You Can’t Go Home…or Can You?

You Can’t Go Home…or Can You?

Sebastian McDonald, C.P.
Sebastian McDonald, C.P.

Thomas Wolfe wrote a novel entitled YOU CAN’T GO HOME AGAIN. It was published in 1940. It describes the strange sensation of trying to go back home, after an extended absence.

One may think this is not much of an ordeal or a challenge, anticipating that the sensation of familiarity will dominate the experience. But such is seldom the case, especially if the absence has been over a number of years, and if it takes place in the setting of a forever changing scenario that is so typical of life in the United States, where change is happening all the time, at multiple levels of our experience.

The word “familiarity”, of course, is itself related to the similar word, “family”. Something that is family-related is or has become “familiar” to us. For nothing is more “familiar” than “family”. Nonetheless, in a sense, one can never go back to family, as we recall it 20 or 30 years ago. The house in which one lived then was also a “home”. But, of course, not all houses are homes even if some houses don’t change, or, at first sight, after a long absence, don’t seem to have changed. To all intents and purposes the house one recalls from 25 years ago may still be standing when one visits it years later, and notes it occupying the same lot on the block as it did when we left. And this is so, even if it has been repainted in the intervening years, and the big maple tree that dominated the front yard is gone, and a different kind of fence now encloses the back yard.   For one can recognize it immediately. But that may be the extent to which an identity can be noted over this extended period of time.

For, should one have the opportunity to enter the house, a strange sensation overcomes one’s experience. In the front room, all the familiar furniture has been replaced. Painting has replaced wallpaper. The former carpeting has given way to throw rugs. The wall pictures now depict totally different scenes. The familiar odors of years ago, emanating from the kitchen, are no longer permeating the dining room area. One feels like a stranger here, in one’s former house, which, back then, had also been a home.

For a home is made up more of people than of furniture or décor. But all the old familiar faces are gone. There are new occupants now, who may be quite cordial and welcoming. But their house no longer comprises the home that was once here. The home is gone. And one’s awareness of this grows as one soon discovers that the neighbors on either side of the house are strangers, different from those who used to live there.
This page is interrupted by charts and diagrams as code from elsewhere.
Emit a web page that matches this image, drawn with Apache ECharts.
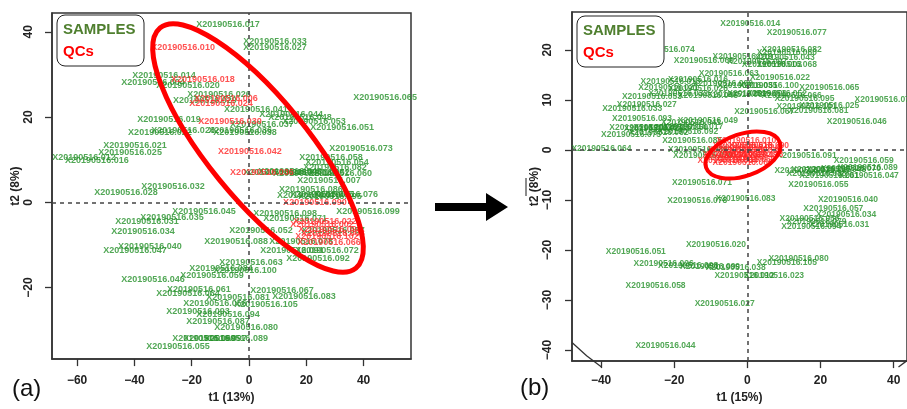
<!DOCTYPE html>
<html><head><meta charset="utf-8">
<script src="https://cdn.jsdelivr.net/npm/echarts@6/dist/echarts.min.js"></script>
<style>html,body{margin:0;padding:0;background:#fff}#c{width:907px;height:409px}</style>
</head><body><div id="c"></div>
<script>
const PREFIX = 'X20190516.';
// ---------- Panel (a) ----------
const aSampleIds = ['017','033','027','014','004','020','026','029','041','044','048','053','051','065','019','037','022','023','038','036','021','025','012','016','032','028','045','035','031','034','040','047','073','058','054','082','015','043','049','062','060','007','086','070','085','095','076','099','098','071','052','057','088','078','072','091','092','063','100','084','059','046','067','083','061','064','081','056','105','093','094','087','080','069','097','089','055'];
const aSampleT1 = [-7.3,9.1,9.1,-29.7,-33.5,-21.3,-10.5,-15.4,2.4,14.7,17.8,22.7,32.5,47.5,-27.9,4.5,-31.1,-23.0,-1.4,-3.1,-39.8,-41.5,-57.6,-53.1,-26.5,-42.9,-15.7,-26.9,-35.6,-37.0,-34.6,-39.8,39.1,28.6,30.7,30.0,9.1,14.3,19.5,24.1,31.8,27.9,21.6,20.9,25.5,28.3,33.9,41.5,12.6,16.1,4.2,29.3,-4.5,18.2,27.2,15.0,24.1,0.7,-1.4,-9.8,-12.9,-33.5,11.5,19.2,-17.5,-21.3,-3.8,-11.9,5.9,-17.8,-7.3,-10.8,-1.0,-15.7,-11.9,-4.5,-24.8];
const aSampleT2 = [41.7,37.6,36.2,29.8,28.2,27.5,25.2,23.9,21.8,20.7,19.8,18.9,17.5,24.6,19.5,18.2,16.4,16.8,16.4,16.8,13.4,11.6,10.4,9.7,3.6,2.2,-2.1,-3.5,-4.6,-6.9,-10.3,-11.2,12.5,10.6,9.3,8.1,7.0,7.2,6.8,7.0,6.8,5.2,2.9,1.5,1.8,1.3,1.8,-2.1,-2.6,-3.9,-6.7,-6.7,-9.2,-9.2,-11.2,-11.2,-13.3,-14.2,-16.0,-15.6,-17.2,-18.1,-20.6,-22.2,-20.4,-21.3,-22.4,-23.8,-24.0,-25.6,-26.3,-27.9,-29.3,-32.0,-32.0,-32.0,-33.8];
const aQcIds = ['010','018','024','006','030','042','036','090','022','002','096','008','102','066'];
const aQcT1 = [-23.0,-16.1,-9.8,-8.0,-6.6,0.3,4.5,23.0,26.5,25.5,28.3,29.3,27.2,27.9];
const aQcT2 = [36.2,28.9,23.2,24.3,18.9,12.0,7.0,-0.1,-4.4,-5.3,-6.5,-7.4,-8.1,-9.4];
const aXTicks = [-60,-40,-20,0,20,40];
const aYTicks = [-20,0,20,40];
// ---------- Panel (b) ----------
const bSampleIds = ['014','077','074','082','060','043','069','019','097','003','068','063','022','013','016','021','028','009','035','100','065','053','032','045','087','001','052','066','095','073','025','101','081','067','046','041','027','033','093','049','011','029','037','050','017','075','062','092','085','064','086','039','071','091','059','072','015','048','070','089','088','061','047','055','083','078','040','057','034','056','079','031','094','020','051','080','105','026','098','099','038','012','023','058','027','044'];
const bSampleT1 = [0.8,13.5,-22.6,12.1,10.8,10.2,-11.9,-1.3,2.7,6.7,10.8,-5.1,8.9,-21.0,-13.5,-21.6,-13.5,-6.7,0.0,5.9,22.4,-26.1,-18.9,-10.8,-2.7,2.7,8.1,12.1,15.6,37.5,22.4,16.2,19.4,4.6,29.9,-15.4,-27.5,-31.5,-28.8,-10.8,-29.6,-25.6,-22.9,-18.9,-14.8,-31.8,-24.3,-16.2,-15.1,-39.9,-13.5,-12.1,-12.4,16.2,31.8,15.6,20.2,24.3,28.3,32.9,18.9,22.4,33.2,19.4,-0.5,-13.7,27.5,23.5,27.0,17.0,18.9,25.1,17.5,-8.6,-30.5,14.0,10.8,-22.9,-16.2,-10.2,-3.2,-0.8,7.3,-25.1,-6.2,-22.4];
const bSampleT2 = [25.2,23.4,20.1,20.1,19.5,18.5,17.9,18.7,17.7,17.1,17.0,15.2,14.4,13.6,14.0,12.4,12.2,13.2,12.8,12.8,12.4,10.7,11.3,10.9,11.1,11.3,11.3,10.9,10.3,10.1,8.9,8.7,7.9,7.7,5.6,5.4,9.1,8.3,6.3,5.8,4.4,4.2,4.4,4.4,4.6,3.0,3.4,3.6,1.8,0.3,0.1,-1.1,-6.6,-1.1,-2.1,-4.1,-3.9,-3.9,-3.7,-3.5,-4.7,-5.1,-5.1,-7.0,-9.8,-10.2,-10.0,-11.7,-12.9,-13.7,-14.3,-14.9,-15.3,-19.0,-20.4,-21.8,-22.5,-22.7,-23.1,-23.3,-23.5,-25.1,-25.1,-27.1,-30.8,-39.2];
const bQcIds = ['010','018','024','030','036','042','048','054','060','066','072','078','084','090'];
const bQcT1 = [-0.3,-1.3,0.5,-2.7,1.3,-2.2,0.0,-3.5,-0.5,-1.3,-4.0,1.6,-5.4,3.2];
const bQcT2 = [1.8,0.8,0.5,0.1,-0.1,-0.7,-1.1,-1.5,-1.9,-2.5,-0.9,-0.9,-2.1,0.8];
const bXTicks = [-40,-20,0,20,40];
const bYTicks = [-40,-30,-20,-10,0,10,20];

const FONT = '"Liberation Sans", Arial, Helvetica, sans-serif';
const GREEN = '#25912a', RED = '#ff2525';
function pts(ids, t1, t2) { return ids.map((id, i) => ({ name: PREFIX + id, value: [t1[i], t2[i]] })); }
const minusFmt = v => String(v).replace('-', '\u2212');

function xAx(gi, min, max, ticks, name, margin, gap) {
  return {
    type: 'value', gridIndex: gi, min, max, position: 'bottom',
    name, nameLocation: 'middle', nameGap: gap,
    nameTextStyle: { fontFamily: FONT, fontWeight: 'bold', fontSize: 12, color: '#222' },
    axisLine: { show: true, onZero: false, lineStyle: { color: '#333', width: 1.5 } },
    splitLine: { show: false },
    axisTick: { show: true, length: 7, customValues: ticks, lineStyle: { color: '#333', width: 1.3 } },
    axisLabel: { customValues: ticks, margin, formatter: minusFmt, fontFamily: FONT, fontWeight: 'bold', fontSize: 12, color: '#222' }
  };
}
function yAx(gi, min, max, ticks, name, margin, gap) {
  return {
    type: 'value', gridIndex: gi, min, max, position: 'left',
    name, nameLocation: 'middle', nameGap: gap, nameRotate: 90,
    nameTextStyle: { fontFamily: FONT, fontWeight: 'bold', fontSize: 12, color: '#222' },
    axisLine: { show: true, onZero: false, lineStyle: { color: '#333', width: 1.5 } },
    splitLine: { show: false },
    axisTick: { show: true, length: 7, customValues: ticks, lineStyle: { color: '#333', width: 1.3 } },
    axisLabel: { customValues: ticks, margin, rotate: 90, formatter: minusFmt, fontFamily: FONT, fontWeight: 'bold', fontSize: 12, color: '#222' }
  };
}
function labelSeries(gi, data, color, fs, z, withLines) {
  const s = {
    type: 'scatter', xAxisIndex: gi, yAxisIndex: gi, data, symbolSize: 1, z,
    itemStyle: { color: 'rgba(0,0,0,0)' }, silent: true, animation: false,
    label: { show: true, position: 'inside', formatter: '{b}', color, fontSize: fs, fontFamily: FONT, fontWeight: 'bold' },
    labelLayout: { hideOverlap: false },
    emphasis: { disabled: true }
  };
  if (withLines) {
    s.markLine = {
      silent: true, symbol: ['none', 'none'], label: { show: false }, animation: false,
      lineStyle: { type: [4, 4], color: '#444', width: 1.5 },
      data: [{ xAxis: 0 }, { yAxis: 0 }]
    };
  }
  return s;
}
function legendBox(x, y) {
  return [
    { type: 'rect', z: 100, shape: { x, y, width: 87, height: 51, r: 8 }, style: { fill: '#fff', stroke: '#222', lineWidth: 1 } },
    { type: 'text', z: 101, style: { text: 'SAMPLES', x: x + 6, y: y + 15, fill: '#4f7f2f', font: 'bold 15px ' + FONT, textVerticalAlign: 'middle', verticalAlign: 'middle' } },
    { type: 'text', z: 101, style: { text: 'QCs', x: x + 6, y: y + 37, fill: '#ff0000', font: 'bold 15px ' + FONT, textVerticalAlign: 'middle', verticalAlign: 'middle' } }
  ];
}

const chart = echarts.init(document.getElementById('c'), null, { renderer: 'canvas' });
chart.setOption({
  animation: false,
  backgroundColor: '#fff',
  grid: [
    { left: 52, top: 13, width: 359, height: 356, show: true, borderColor: '#333', borderWidth: 1.5, backgroundColor: 'transparent' },
    { left: 572, top: 12, width: 340, height: 355, show: true, borderColor: '#333', borderWidth: 1.5, backgroundColor: 'transparent' }
  ],
  xAxis: [
    xAx(0, -68.76, 56.54, aXTicks, 't1 (13%)', 16, 31),
    xAx(1, -47.95, 43.64, bXTicks, 't1 (15%)', 14, 29)
  ],
  yAxis: [
    yAx(0, -36.78, 44.40, aYTicks, 't2 (8%)', 17, 19),
    yAx(1, -42.20, 27.57, bYTicks, 't2 (8%)', 18, 27)
  ],
  series: [
    labelSeries(0, pts(aSampleIds, aSampleT1, aSampleT2), GREEN, 9, 2, true),
    labelSeries(0, pts(aQcIds, aQcT1, aQcT2), RED, 9, 3, false),
    labelSeries(1, pts(bSampleIds, bSampleT1, bSampleT2), GREEN, 8.5, 2, true),
    labelSeries(1, pts(bQcIds, bQcT1, bQcT2), RED, 8.5, 3, false)
  ],
  graphic: [
    ...legendBox(57, 15),
    ...legendBox(577, 16),
    { type: 'ellipse', z: 90, x: 258, y: 148, rotation: -0.887, shape: { cx: 0, cy: 0, rx: 155, ry: 50 }, style: { fill: 'none', stroke: '#ff0000', lineWidth: 5 } },
    { type: 'ellipse', z: 90, x: 743, y: 155, rotation: 0.33, shape: { cx: 0, cy: 0, rx: 39, ry: 21 }, style: { fill: 'none', stroke: '#ff0000', lineWidth: 4 } },
    { type: 'polyline', z: 50, shape: { points: [[572, 342.6], [586.6, 355.8], [601.5, 367]] }, style: { stroke: '#333', lineWidth: 1.3, fill: 'none' } },
    { type: 'polyline', z: 50, shape: { points: [[898.5, 367], [912, 356.8]] }, style: { stroke: '#333', lineWidth: 1.3, fill: 'none' } },
    { type: 'polygon', z: 50, shape: { points: [[435, 203], [486, 203], [486, 193], [508, 207], [486, 221], [486, 211], [435, 211]] }, style: { fill: '#000' } },
    { type: 'line', z: 50, shape: { x1: 526, y1: 178, x2: 526, y2: 196 }, style: { stroke: '#666', lineWidth: 1.5 } },
    { type: 'text', z: 50, style: { text: '(a)', x: 12, y: 389, fill: '#111', font: '24px ' + FONT, textVerticalAlign: 'middle', verticalAlign: 'middle' } },
    { type: 'text', z: 50, style: { text: '(b)', x: 520, y: 388, fill: '#111', font: '24px ' + FONT, textVerticalAlign: 'middle', verticalAlign: 'middle' } }
  ]
});
</script></body></html>
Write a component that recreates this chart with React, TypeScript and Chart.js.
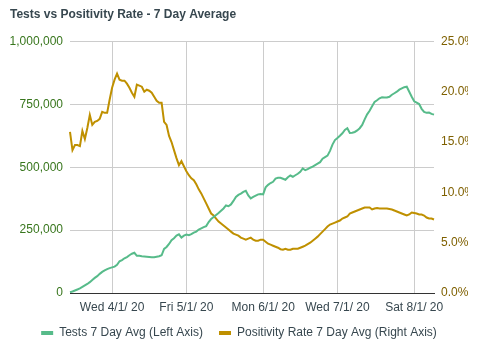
import React, { useEffect, useRef } from "react";
import { Chart, registerables } from "chart.js";

Chart.register(...registerables);

const startDate = [2020, 3, 15]; // Mar 15, 2020
const dayCount = 148;

const tickDates = ["4/1/20", "5/1/20", "6/1/20", "7/1/20", "8/1/20"];
const tickLabels = ["Wed 4/1/ 20", "Fri 5/1/ 20", "Mon 6/1/ 20", "Wed 7/1/ 20", "Sat 8/1/ 20"];

const testsK = [
  3, 6, 10, 14, 18, 24, 30, 36, 43, 52,
  60, 67, 76, 84, 90, 95, 99, 102, 105, 112,
  126, 131, 138, 143, 150, 156, 160, 148, 148, 146,
  145, 144, 143, 142, 142, 144, 146, 150, 175, 183,
  195, 210, 218, 228, 233, 220, 228, 232, 230, 234,
  240, 244, 252, 257, 262, 266, 282, 294, 302, 310,
  318, 327, 336, 348, 345, 352, 366, 382, 390, 395,
  402, 406, 388, 376, 382, 387, 392, 393, 392, 420,
  430, 437, 442, 455, 458, 458, 454, 450, 460, 467,
  462, 468, 474, 482, 495, 488, 492, 498, 502, 508,
  514, 520, 534, 540, 546, 565, 590, 608, 616, 625,
  635, 648, 655, 636, 637, 640, 646, 655, 668, 690,
  710, 724, 742, 759, 766, 774, 778, 777, 777, 780,
  788, 794, 800, 808, 813, 818, 820, 800, 780, 762,
  757, 751, 732, 720, 716, 717, 712, 709,
];

const positivity = [
  16.0, 14.2, 14.7, 14.7, 14.6, 16.1, 15.3, 16.4, 17.7, 16.7,
  17.0, 17.1, 17.3, 18.0, 17.9, 17.9, 19.2, 20.4, 21.2, 21.8,
  21.2, 21.1, 21.1, 20.8, 20.4, 19.9, 19.5, 20.7, 20.6, 20.5,
  20.0, 20.2, 20.1, 19.9, 19.5, 19.1, 18.9, 18.9, 17.0, 16.7,
  15.6, 15.0, 14.2, 13.4, 12.7, 13.1, 12.6, 12.1, 11.7, 11.4,
  11.2, 10.8, 10.3, 9.9, 9.4, 8.9, 8.4, 7.9, 7.7, 7.4,
  7.1, 6.9, 6.7, 6.5, 6.3, 6.1, 5.9, 5.8, 5.7, 5.5,
  5.4, 5.3, 5.4, 5.5, 5.3, 5.2, 5.2, 5.3, 5.3, 5.1,
  4.9, 4.8, 4.7, 4.6, 4.5, 4.35, 4.3, 4.4, 4.3, 4.3,
  4.4, 4.4, 4.4, 4.5, 4.6, 4.7, 4.85, 5.0, 5.2, 5.4,
  5.6, 5.85, 6.1, 6.35, 6.6, 6.8, 6.9, 7.0, 7.1, 7.2,
  7.4, 7.5, 7.6, 7.9, 8.0, 8.1, 8.2, 8.3, 8.4, 8.5,
  8.5, 8.5, 8.3, 8.4, 8.45, 8.4, 8.4, 8.4, 8.4, 8.35,
  8.3, 8.2, 8.1, 8.0, 7.9, 7.8, 7.7, 7.8, 8.0, 7.95,
  7.9, 7.8, 7.8, 7.7, 7.5, 7.4, 7.4, 7.3,
];

const GREEN = "#57bb8a";
const GOLD = "#bf9000";
const TEXT = "#37474f";

function buildDates(): string[] {
  const out: string[] = [];
  const d = new Date(startDate[0], startDate[1] - 1, startDate[2]);
  for (let i = 0; i < dayCount; i++) {
    out.push(`${d.getMonth() + 1}/${d.getDate()}/${String(d.getFullYear()).slice(2)}`);
    d.setDate(d.getDate() + 1);
  }
  return out;
}

export default function App() {
  const ref = useRef<HTMLCanvasElement | null>(null);

  useEffect(() => {
    if (!ref.current) return;
    const labels = buildDates();
    Chart.defaults.font.family = '"Liberation Sans", Arial, sans-serif';
    const chart = new Chart(ref.current, {
      type: "line",
      data: {
        labels,
        datasets: [
          {
            label: "Tests 7 Day Avg (Left Axis)",
            data: testsK.map((v) => v * 1000),
            borderColor: GREEN,
            backgroundColor: GREEN,
            borderWidth: 2,
            pointRadius: 0,
            tension: 0,
            yAxisID: "y",
          },
          {
            label: "Positivity Rate 7 Day Avg (Right Axis)",
            data: positivity,
            borderColor: GOLD,
            backgroundColor: GOLD,
            borderWidth: 2,
            pointRadius: 0,
            tension: 0,
            yAxisID: "y1",
          },
        ],
      },
      options: {
        animation: false,
        responsive: true,
        maintainAspectRatio: false,
        layout: { padding: { left: 10, right: 22, top: 0, bottom: 11 } },
        plugins: {
          title: {
            display: true,
            text: "Tests vs Positivity Rate - 7 Day Average",
            align: "start",
            color: TEXT,
            font: { size: 12, weight: "bold" },
            padding: { top: 7, bottom: 20 },
          },
          legend: {
            position: "bottom",
            labels: {
              color: TEXT,
              font: { size: 12 },
              boxWidth: 12,
              boxHeight: 4,
              padding: 16,
              generateLabels: (c: any) =>
                Chart.defaults.plugins.legend.labels.generateLabels(c).map((it: any) => ({
                  ...it,
                  lineWidth: 0,
                })),
            },
          },
          tooltip: { enabled: false },
        },
        scales: {
          x: {
            type: "category",
            offset: false,
            grid: { color: "#cccccc", drawTicks: false },
            border: { display: true, color: "#333333", width: 1 },
            afterFit: (s: any) => {
              s.height = 18;
            },
            ticks: {
              autoSkip: false,
              maxRotation: 0,
              minRotation: 0,
              padding: 7,
              color: TEXT,
              font: { size: 12 },
              callback: function (_v: any, i: number) {
                const k = tickDates.indexOf(labels[i]);
                return k >= 0 ? tickLabels[k] : null;
              },
            },
          },
          y: {
            position: "left",
            min: 0,
            max: 1000000,
            grid: { color: "#cccccc", drawTicks: false },
            border: { display: false },
            afterFit: (s: any) => {
              s.width = 60;
            },
            ticks: {
              stepSize: 250000,
              padding: 7,
              color: "#38761d",
              font: { size: 12 },
              callback: (v: any) => Number(v).toLocaleString("en-US"),
            },
          },
          y1: {
            position: "right",
            min: 0,
            max: 25,
            grid: { drawOnChartArea: false, drawTicks: false },
            border: { display: false },
            afterFit: (s: any) => {
              s.width = 34;
            },
            ticks: {
              stepSize: 5,
              padding: 7,
              color: "#7f6000",
              font: { size: 12 },
              callback: (v: any) => Number(v).toFixed(1) + "%",
            },
          },
        },
      },
    });
    return () => chart.destroy();
  }, []);

  return (
    <div style={{ position: "fixed", left: 0, top: 0, width: 490, height: 360, background: "#fff" }}>
      <canvas ref={ref} />
    </div>
  );
}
And if the opportunity offers to explore the old neighborhood, it dawns on us that one can never go home again. The old barber shop is gone, as is the gas station on the corner. The familiar theater has been replaced by a shopping center, and the school one attended has been enlarged and upgraded.

And so the realization sinks in: one can’t go home again. Things have changed. Jesus Himself underwent a similar experience in His time. For He was brought up in Nazareth by Mary and Joseph until He was thirty years of age, when He left home and began His public ministry in Judea and other parts of Galilee. He was still identified as a Nazorean (Mt.26-71), perhaps because of His accent. He was an almost instant success wherever He went, preaching and performing miracles, and gained great popularity. Then the opportunity arose for Him, now quite a success, to go back home again.   This He did, and, entered the familiar synagogue where He had prayed and studied the bible. But when He rose to read the bible and apply a passage to Himself, there was an instant reaction, a very unfavorable one, (Lk 4.16-30), and Jesus learned that one can’t go home again. He seems never to have returned there again.

A somewhat similar experience awaits us, if not in this life, then in the life to come (2 Cor 5, 1, ff.). For we believe, on the word of God, that there will be a new heaven and a new earth awaiting us, at some point in the future—no longer in time, but in eternity. We don’t know where this might be. But the “place”, if it’s appropriate to use this word for this new setting, will likely be more like “home” than the house to which we may have returned on one occasion, because, even though a lot of changes await us in our future habitat, it will still remind us of “home” as it used to be, for all the familiar faces from years ago will be there to greet us. In this sense, it is quite possible to go back home again. We won’t mind the change of place (“I go to prepare a place for you”, Jn 14.2-3)) because the presence of the faces that made the place of old “home” is again before us.

Jesus too had this wonderful experiences at His Ascension into heaven. He was, at long last, able to go home again and be with His Father in heaven.

One thought on “You Can’t Go Home…or Can You?

  1. Thanks again Father for a very insightful reflection. It put meaning into “going home” and that was a real good way to present it. Thanks again – continue to keep that “pencil and notebook” handy.